An article by Eugene N. White, a professor of economics at Rutgers University, says that the government is making a major effort to keep those home owners facing foreclosures in homes they can't afford, when the government should let them go back to renting until they can really afford to buy. He says, "Renewed efforts to keep people in their homes by jiggling the terms of the mortgages simply keeps them locked in with little chance of saving for other purposes. Home ownership has been branded as the ultimate fulfillment of the American dream. This ignores the true American dream: upward mobility for them and their children."

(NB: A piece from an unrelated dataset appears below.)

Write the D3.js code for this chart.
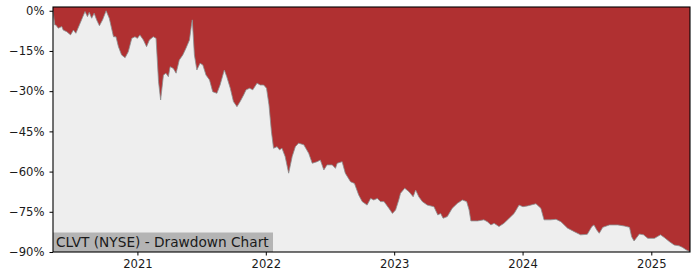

Dave Ramsey, a nationally known personal finance expert, who sometimes has a column in the JS, wrote, "Who plays the lottery? Poor math-illiterates who spend their money buying lottery tickets, excess tobacco, liquor and drugs, new vehicles and entertainment and who are easily led into buying homes they can't afford. Never concerned about having enough "fall back" money saved. Like money for life insurance, car insurance, health insurance and educational savings for their children. Not accepting responsibility, not delaying certain pleasures until they were mature enough and responsible enough to almost assure a better quality of life they can actually afford."
Renting can be a pain. A worse pain is mortgage foreclosure or years of fighting mortgage foreclosures finding out along the way that the home they "felt they must have" leaves them with nothing but a ton of debt will still trying to pay for all the other things they actually did need like food and insurance plus the many things they really could have delayed.

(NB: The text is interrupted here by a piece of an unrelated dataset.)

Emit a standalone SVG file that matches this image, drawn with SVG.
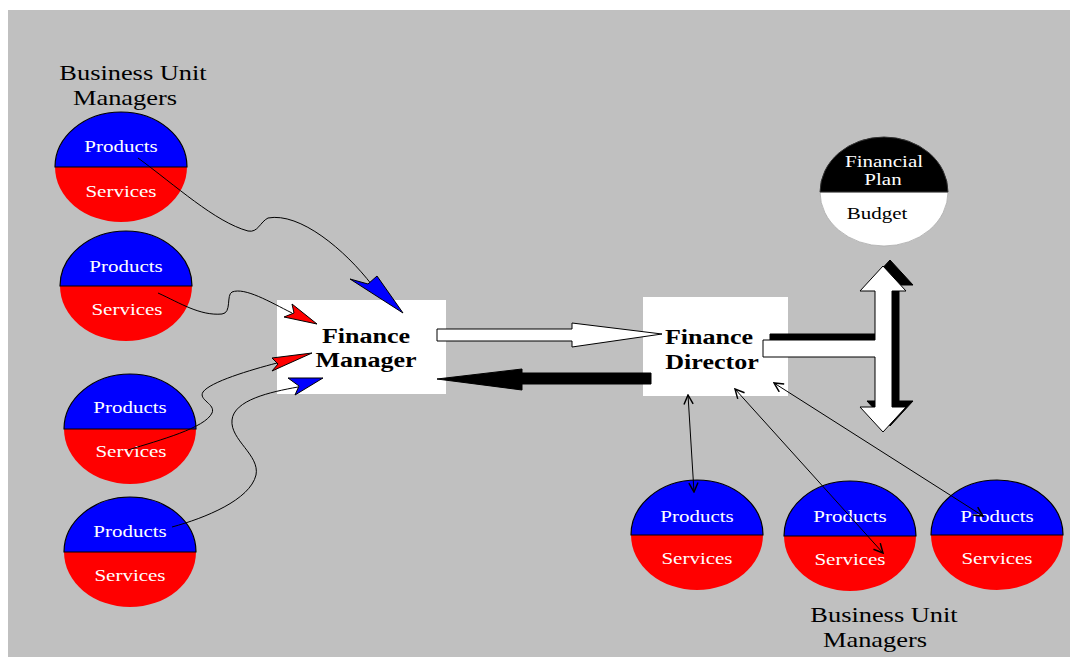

As if those who are having financial difficulties on the home front is not bad enough, our governments that helped lead the homeowner into financial stress, are moving toward bankruptcy themselves. California's "me" attitude leads the way with Illinois a close 3rd or 4th in the nation. You can find in my archives a blog "Keeping up with the Joneses" dated 6/02/05 and DeWayne Bartel's column in the Times-Observor dated 6/01/2005 quoting City Councilman Gary Sandberg's prediction that the city would eventually run into financial problems because of it's elected officials inability to distinguish between good debt and bad debt.
Those who did not have Gary's astuteness in distinguishing between good and bad debt in government commitments and spending are adding to the tax-payer burdens. Burdens that will increase in the upcoming years as all those who have some understanding of finance have predicted.
Peoria County, of which I am a board member, appears to some of us to be heading in the same direction as the City of Peoria and Peoria Public School District #150. I regret to say, despite my warnings and efforts to curb long term debt and risk, the past 15 months have been the most discouraging of my years on the board.
Some accuse me of being negative. Realistic would be a better description.